Türkiye Cumhuriyeti Devleti’nde son yarım asırda her on yılda bir yapılan darbe ve muhtıraların bugüne kadar yargılanamaması mahkemeler açısından da önemli zorlukları barındırmaktadır. Darbe ve muhtıraların nasıl yargılanması gerektiğine ilişkin bugüne kadar gerek akademik çevrelerde gerekse hukuk camiasında oluşmuş ortak bir görüşün olmaması yargılamayı yapan mahkemelerin işini zorlaştırmaktadır. Uluslararası toplumun bu tür darbe yargılanmalarındaki tecrübeleri şüphesiz çok anlamlı ve etkili olacaktır. Bundan dolayı bu ve benzeri sempozyumlar, hem Türkiye demokrasisinin sağlam zeminler üzerinde inşasını kolaylaştıracak hem de bu tür davalarda adil kararlarının ortaya çıkmasına önemli bir katkı sunacaktır. Birçok konuda olduğu gibi bu konuda da uluslararası toplumun deneyim ve tecrübelerinden yararlanmak, bizlere en az hata ile yargılama sürecini bitirme imkânı tanıyacaktır.  

Türkiye Cumhuriyeti Devleti’nin 54. hükûmetine karşı fiilen gerçekleşmiş bir darbedir. Bu darbe ile hükûmet alaşağı edilmiş olduğu gibi Batı Çalışma Grubu gibi yasa dışı bir istihbarat ağıyla da toplumun önemli bir kesimine darbe vurulmuştur.
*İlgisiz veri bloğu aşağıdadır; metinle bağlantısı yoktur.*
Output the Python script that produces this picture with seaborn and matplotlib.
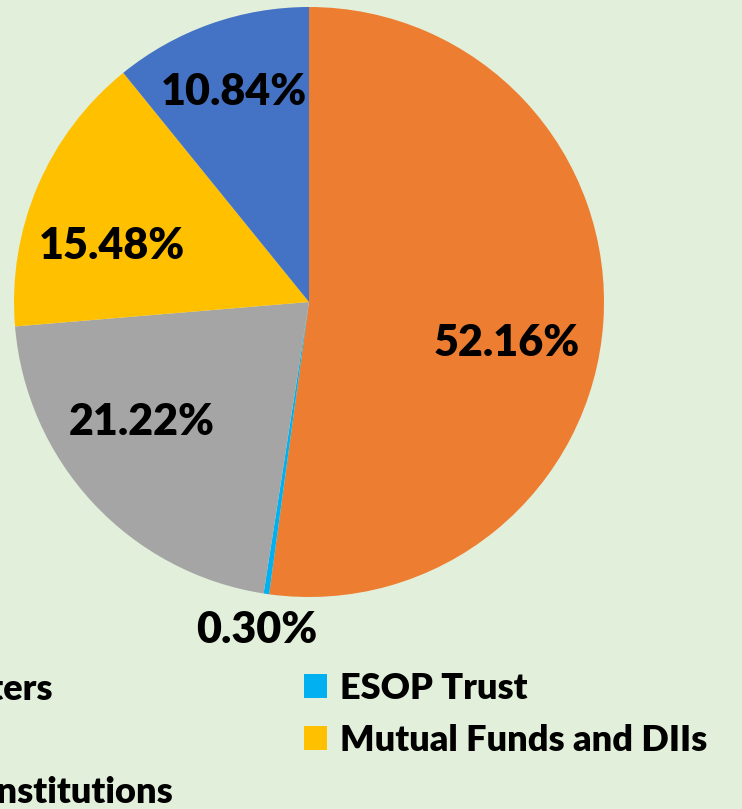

Diğer darbelerde olduğu gibi bu darbe süreciyle de darbeciler sivil siyaseti yeniden tanzim etmeye soyunmuşlardır. Toplum mühendisliği gibi yakıcı ve yıkıcı etkiler doğuran girişimlerde bulunulmuş; yargı, bürokratik baskılar ve bazı kirli yöntemlerle toplum sindirilmeye çalışılmıştır. 

İşte 28 Şubat davası bu eylemleri gerçekleştirilen kişilere hesap sorma zeminidir. 28 Şubat davası aslında darbeci zihniyete sahip her türlü vesayet odaklarını tevbeye davet eden bir sürecin adıdır. Bunun için o dönemde mağdur olmuş veya olmamışsa bile insani değerler taşıyan herkes bu yargılama sürecine sahip çıkarak, ortak bir akıl ve etkin bir dayanışma örneği ile davayı sahiplenmelidir. Devran döner kokusuyla duruşma salonundan uzak durmayı tercih eden meslektaşlarımızın duruşma salonlarında yerlerini alması gerekir. Ortak akıl dayanışma düsturlarından taviz vermeyen bir yapıya karşı mağdurların ve insani değerlere ait sözü olan herkesin ortak akıl ve kolektif mücadele yöntemini benimseyerek hareket etmeleri elzemdir.